17 Responses to “Navy Supply Officer Pleads Guilty to $2.7 Million Fraud Scheme”

  1. Cpt M says:

    ‘Deployed with’ or ‘deployed without’?

    With all the political and bureaucratic shenanigans that do occur with procurement, this kind of thing is easy to slide under the table. Thankfully it was caught and the ringleader brought to justice.
    Unfortunately the majority of the money will probably never be recovered and the Navy will have to shell out again for all the equipment they thought they already had. Hats off to the EOD operators who presumably had to make do without.

  2. Marcus says:

    There is a special corner of hell for people like this. I can think of few things more important to those deploying than readiness. To steal from those brothers you are meant to help, is an abandonment of every principle, commitment and pillar of honor that exists. Especially in light of the fact this stain probably knew all too well some of the challenges those men already face with getting battle ready.

    And there is no reason, given the real potential these actions put men in danger, combined with the deterrent effect, the federal sentence should not consider the maximum.

  3. rob says:

    EOD guys deployed, with or without their gear? GG reporting.

  4. Ernie says:

    There’s something odd about this story. Was he a commissioned or non-commissioned officer, or an “official” (civilian)? Another news outlet states he was a lieutenant, but a 45 year old O-2 or O-3 seems surprising. Anybody have better gen?

  5. Kevin says:

    You know this happens all the time at a lower level. Guys develop products for their buddies who are out. I know for a fact there was a SEAL team 3 guy who funneled like a 100,000+ rounds to his buddy who developing a FN SCAR part. It was all over the internet. From what I understand this happens all the time. used to be you got a no pay due if you stole stuff. You must have to hit cash amount to get punished though. Mr. Prince hit the 7 figure mark so he’s getting the slammer.

    • SSD says:

      I don’t think it happens all of the time. Even so, this guy and his accomplices created fake businesses and with the aid of someone in industry, gained access to legitimate businesses to obtain what they considered valid bids for warfighting equipment. The products were never actually ordered. They even went so far as to create more than one fake business so as to avoid scrutiny.

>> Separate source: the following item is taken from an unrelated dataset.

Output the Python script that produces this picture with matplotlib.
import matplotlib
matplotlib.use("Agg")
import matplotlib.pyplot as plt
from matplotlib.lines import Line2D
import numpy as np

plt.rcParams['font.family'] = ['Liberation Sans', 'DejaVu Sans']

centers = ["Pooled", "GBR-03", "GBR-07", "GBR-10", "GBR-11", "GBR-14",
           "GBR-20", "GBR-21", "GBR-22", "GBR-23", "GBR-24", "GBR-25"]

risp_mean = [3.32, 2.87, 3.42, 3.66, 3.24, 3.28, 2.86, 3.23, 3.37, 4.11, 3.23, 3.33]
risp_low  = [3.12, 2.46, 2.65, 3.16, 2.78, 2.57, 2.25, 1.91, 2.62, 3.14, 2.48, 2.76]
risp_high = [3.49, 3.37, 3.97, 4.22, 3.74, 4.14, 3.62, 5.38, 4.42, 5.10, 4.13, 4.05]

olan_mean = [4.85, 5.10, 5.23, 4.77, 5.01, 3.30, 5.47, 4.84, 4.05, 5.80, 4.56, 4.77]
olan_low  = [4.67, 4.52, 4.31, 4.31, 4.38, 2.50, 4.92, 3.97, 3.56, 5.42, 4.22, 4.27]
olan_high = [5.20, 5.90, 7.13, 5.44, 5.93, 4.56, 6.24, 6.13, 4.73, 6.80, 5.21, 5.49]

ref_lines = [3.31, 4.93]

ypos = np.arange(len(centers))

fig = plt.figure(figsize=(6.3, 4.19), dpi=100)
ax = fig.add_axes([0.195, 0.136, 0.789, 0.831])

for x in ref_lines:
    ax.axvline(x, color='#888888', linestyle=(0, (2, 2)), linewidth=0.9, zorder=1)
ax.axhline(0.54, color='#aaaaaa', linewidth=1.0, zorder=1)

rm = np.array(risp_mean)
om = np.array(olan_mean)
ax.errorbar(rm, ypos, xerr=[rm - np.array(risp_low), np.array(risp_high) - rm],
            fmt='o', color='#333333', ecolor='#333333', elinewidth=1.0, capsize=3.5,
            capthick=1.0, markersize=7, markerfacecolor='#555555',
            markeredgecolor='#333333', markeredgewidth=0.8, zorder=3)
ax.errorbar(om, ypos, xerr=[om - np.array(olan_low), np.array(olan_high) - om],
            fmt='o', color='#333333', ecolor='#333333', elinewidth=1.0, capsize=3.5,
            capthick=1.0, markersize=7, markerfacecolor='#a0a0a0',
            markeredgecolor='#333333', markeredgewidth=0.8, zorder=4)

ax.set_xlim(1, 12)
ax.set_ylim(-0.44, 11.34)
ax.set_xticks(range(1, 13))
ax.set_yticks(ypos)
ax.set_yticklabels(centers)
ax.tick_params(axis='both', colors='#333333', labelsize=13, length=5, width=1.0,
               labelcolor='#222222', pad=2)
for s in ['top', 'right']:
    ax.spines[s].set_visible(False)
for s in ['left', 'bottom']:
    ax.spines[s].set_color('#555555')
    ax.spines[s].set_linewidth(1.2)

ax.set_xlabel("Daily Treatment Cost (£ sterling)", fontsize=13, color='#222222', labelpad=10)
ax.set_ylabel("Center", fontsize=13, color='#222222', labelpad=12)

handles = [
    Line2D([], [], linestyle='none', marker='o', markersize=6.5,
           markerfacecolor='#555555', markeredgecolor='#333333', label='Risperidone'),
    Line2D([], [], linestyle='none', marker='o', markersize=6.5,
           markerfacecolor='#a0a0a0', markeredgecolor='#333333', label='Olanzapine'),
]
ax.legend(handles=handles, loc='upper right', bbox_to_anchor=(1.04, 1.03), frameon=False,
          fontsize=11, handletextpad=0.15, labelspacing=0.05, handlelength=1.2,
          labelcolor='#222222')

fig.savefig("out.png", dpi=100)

      • David P Hensley says:

        You really have to get your hands on the Record of Trial/Statement of Facts to determine what happened. Just make sure you have several color of highlighters while reviewing it so you can remember who is whom.

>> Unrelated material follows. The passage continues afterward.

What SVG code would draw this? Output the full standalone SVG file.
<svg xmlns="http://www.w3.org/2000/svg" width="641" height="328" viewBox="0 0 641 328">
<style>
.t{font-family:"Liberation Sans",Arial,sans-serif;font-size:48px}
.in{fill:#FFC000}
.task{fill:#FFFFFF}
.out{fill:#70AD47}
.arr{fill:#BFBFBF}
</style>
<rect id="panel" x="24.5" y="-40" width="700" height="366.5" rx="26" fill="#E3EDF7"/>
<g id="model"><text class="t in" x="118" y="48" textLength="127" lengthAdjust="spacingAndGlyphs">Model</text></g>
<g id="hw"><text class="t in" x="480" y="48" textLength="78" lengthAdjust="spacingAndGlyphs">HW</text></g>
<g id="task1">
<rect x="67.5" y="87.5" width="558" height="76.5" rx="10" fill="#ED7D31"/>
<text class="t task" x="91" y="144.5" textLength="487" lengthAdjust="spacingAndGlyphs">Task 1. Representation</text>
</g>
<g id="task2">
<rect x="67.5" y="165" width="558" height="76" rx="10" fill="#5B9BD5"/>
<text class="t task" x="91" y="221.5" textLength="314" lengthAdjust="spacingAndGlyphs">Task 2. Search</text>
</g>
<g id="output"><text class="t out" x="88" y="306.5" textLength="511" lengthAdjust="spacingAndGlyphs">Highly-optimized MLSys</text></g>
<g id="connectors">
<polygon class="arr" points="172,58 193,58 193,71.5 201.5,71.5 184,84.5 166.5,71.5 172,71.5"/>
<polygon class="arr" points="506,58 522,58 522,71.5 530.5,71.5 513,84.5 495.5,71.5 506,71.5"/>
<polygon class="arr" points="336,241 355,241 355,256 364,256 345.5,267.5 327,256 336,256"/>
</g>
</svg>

        The Navy Officer’s scam was run through three valid/un-suspecting companies who held prime contracts, one of which appeared to be running their own illegal substitution scam and was got caught doing so due to their scam being conducted in conjunction with the Navy Officer’s scam.

        The exposure of this is important for two reasons. First, as showing that people get held accountable for their crimes, it serves as a deterrent to others. Secondly, by understanding how these frauds are conducted, it helps industry Primes to protect themselves and the government against similar scams.

  6. David Hensley says:

    When is SSD going to report on the other cases of contract fraud in the Tidewater Area?

    There have been two companies from Virginia Beach who have had their CEO or President indicted and convicted in federal court. One of the companies have been suspended pending debarment. The other company is presumably pending suspension.

    • SSD says:

      I’ve referenced some of the stories in the past. I understand your motivation in all of this, both from an ethics and business standpoint, but there is a lot going on currently. Some of it will play out the way you think it will, and some of it won’t.

      While you like to reference the Virginia Pilot, they don’t have to be right like I do. The Pilot can and does cast aspersions against those it wants to harm. They are politically motivated and seriously anti-republican and anti-defense industry. Considering your political views, if your business were located in the Tidewater, it would be a target of the Virginia Pilot.

      • David Hensley says:

        I must have missed the stories on SSD about the indictment and conviction of the CEO of SEK Solutions and the President of Karda Systems in federal court. Can you provide links where you covered this indictments and convictions?

        I did see SSD coverage of where Karda and SEK settled much less serious civil “False Claims Act” lawsuits.

        I don’t think my business would be a target of the Virginia-Pilot because I do not commit fraud against the US Government, nor will I (or my company) get charged or indicted for contracting fraud because we simply don’t engage in that type of behavior. There are plenty of Defense contractors (thousands?) in the tidewater area which receive positive coverage – or no coverage – from The Virginia-Pilot.

        • SSD says:

          I have not, specifically published those stories, because after the fines were paid, the guilty pleas weren’t nearly as interesting as seeing what their sentences will look like.

  7. ATHENS says:

    The title of the article state “Navy Supply Officer”. This person was not a Navy Supply Corps Officer. He was an EOD TECH.

    • SSD says:

      That is how the Department of Justice characterized him. Feel free to contact them. I’m sure they’ll be happy to take your name and follow up with you.